The following is an overview of some common syringe tip types, and their distinguishing features.
- Point Style 2: Sharp, sloping edge tip. May be bent in a manner that partially obstructs the orifice.
- Point Style 3: Blunt tip (90 degree angle).
- Point Style 5: Conical tip with a side hole.
- Point Style H: Domed tip with a side hole.
- Point Style AS: Conical, Blunt tip (90 degree angle)
Next, we discuss the type of syringe needle tip you should use for specific applications, based on the tip design.
1. Routine Sample Uptake (Point Style 3)
We recommend using point style 3. The pertinent feature is that this syringe tip type can reach the bottom of a sample vial. Point style 3 is therefore suitable for when you need to extract the entirety of your sample. In these applications, you are not concerned about the possibility of septum coring.
2. High-Performance Liquid Chromatography(HPLC), Manual Injection (Point Style H)
We recommend using point style H. Special features of this type of syringe tip include:
- Blunt tip syringe needle: Blunt syringe needles minimize the possibility of damage to the HPLC injection port (which could be scratched by a sharp tip).
- Side hole needle: Side port needles are for sample uptake and release. A side hole minimizes the possibility of a piece of the HPLC injection port septum becoming lodged in the syringe needle shaft.
3. Gas Chromatography, Manual Injection (Point Style 5)
We recommend using point style 5. Special features:
- Conical tip. This creates a smooth-cut hole and self-sealing entry point (no coring). Point style 5 therefore may extend the lifetime of your GC injection port septa.
- Side hole. Same purpose as aforementioned (in case some coring does occur).

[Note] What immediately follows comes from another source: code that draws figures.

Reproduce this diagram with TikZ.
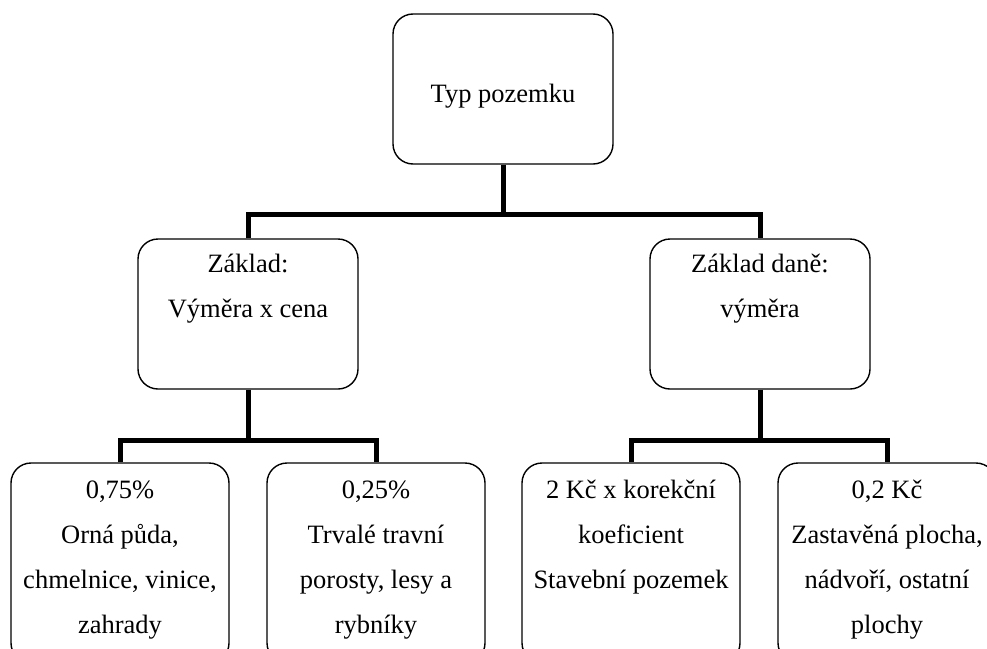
\documentclass[tikz,border=0pt]{standalone}
\usepackage{fontspec}
\setmainfont{Liberation Serif}
\begin{document}
\begin{tikzpicture}[x=1pt,y=-1pt,
  box/.style={draw, line width=1.4pt, rounded corners=20pt,
    minimum width=220pt, minimum height=150pt, inner sep=0pt},
  lowbox/.style={box, minimum width=218pt, minimum height=200pt},
  lbl/.style={font=\fontsize{26.5}{45}\selectfont, align=center,
    inner sep=0pt, anchor=base},
  conn/.style={line width=5pt, line join=miter}]
\useasboundingbox (0,0) rectangle (987,648);
\clip (0,0) rectangle (987,648);

% boxes
\node[box] (top) at (503,89) {};
\node[box] (mid1) at (248,314) {};
\node[box] (mid2) at (760,314) {};
\node[lowbox] (b1) at (120,563) {};
\node[lowbox] (b2) at (376,563) {};
\node[lowbox] (b3) at (631,563) {};
\node[lowbox] (b4) at (887,563) {};

% texts (the base anchor sits on the last line)
\node[lbl] (ttop) at (503,102) {Typ pozemku};
\node[lbl] (tmid1) at (248,317) {Základ:\\Výměra x cena};
\node[lbl] (tmid2) at (760,317) {Základ daně:\\výměra};
\node[lbl] (tb1) at (120,633) {0,75\%\\Orná půda,\\chmelnice, vinice,\\zahrady};
\node[lbl] (tb2) at (376,633) {0,25\%\\Trvalé travní\\porosty, lesy a\\rybníky};
\node[lbl] (tb3) at (631,588) {2 Kč x korekční\\koeficient\\Stavební pozemek};
\node[lbl] (tb4) at (887,633) {0,2 Kč\\Zastavěná plocha,\\nádvoří, ostatní\\plochy};

% connectors
\coordinate (j0) at (503,214);
\coordinate (j1) at (248,440);
\coordinate (j2) at (760,440);
\draw[conn] (top.south) -- (j0);
\draw[conn] (mid1.north) -- (mid1.north |- j0) -- (mid2.north |- j0) -- (mid2.north);
\draw[conn] (mid1.south) -- (j1);
\draw[conn] (b1.north) -- (b1.north |- j1) -- (b2.north |- j1) -- (b2.north);
\draw[conn] (mid2.south) -- (j2);
\draw[conn] (b3.north) -- (b3.north |- j2) -- (b4.north |- j2) -- (b4.north);
\end{tikzpicture}
\end{document}
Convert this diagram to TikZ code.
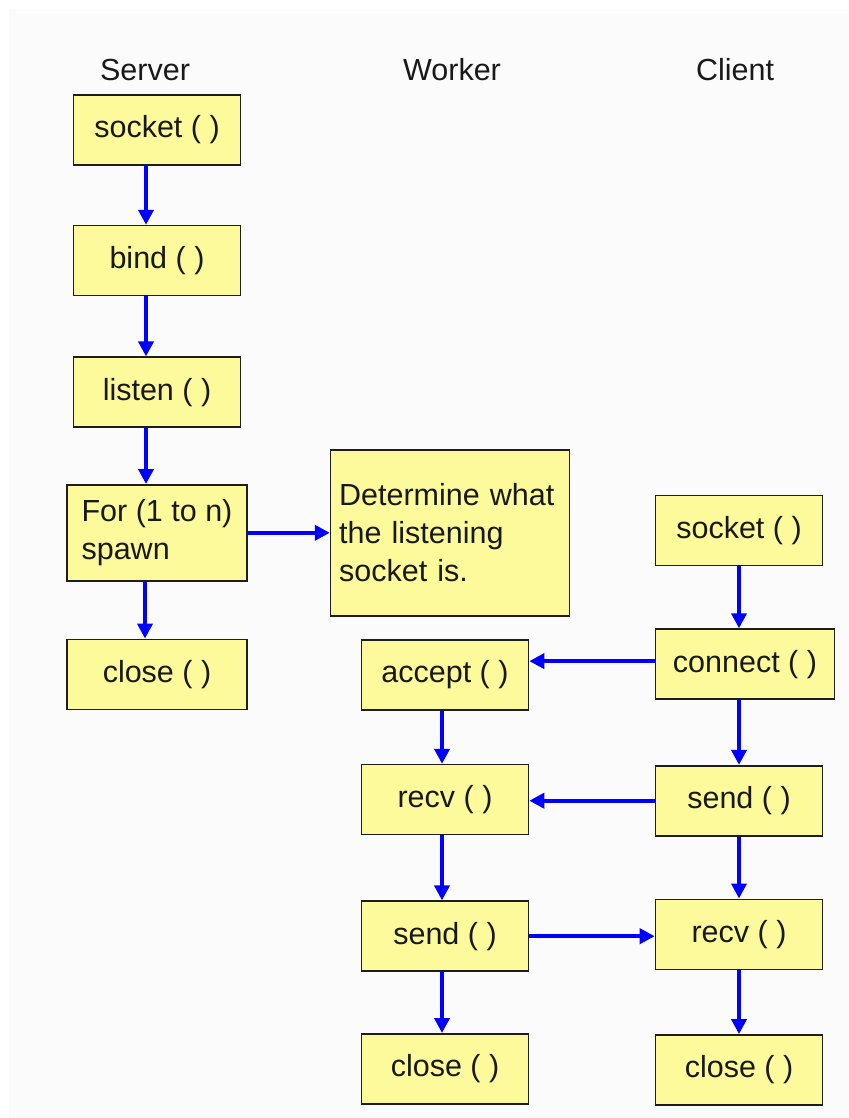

We advise against using point style 2. The disadvantages of point style 2 are that
- The sharp syringe needle tip may damage the GC injection port, especially when the tip itself is damaged; and
- The septum may be damaged (cored) upon sample injection, which may contaminate your sample. This contamination may introduce artifacts into your data.
These artifacts are commonly known as “ghost” peaks, which researchers typically misinterpret as artifacts that arise from the GC column (as opposed to damaged septa).
4. Auto-Sampling (Point Style AS)
We recommend using point style AS. The blunt syringe tip type is intended to withstand multiple, rapid injections without damaging the instrument injection port (and the conical shape is non-coring).
How to prevent solution dripping
It is also necessary to ensure that no solution drips from your syringe prior to sample injection. There are two easy methods of avoiding this problem:
- Prevent air bubbles. Fully immersing the syringe needle tip in your solution during sample extraction (possibly by holding your solution vial upside down) will help prevent air uptake into the syringe.
- Wait approximately two seconds between sample uptake and removing the needle from your solution. This is typically sufficient time to equalize the pressure in the syringe barrel with the surrounding air.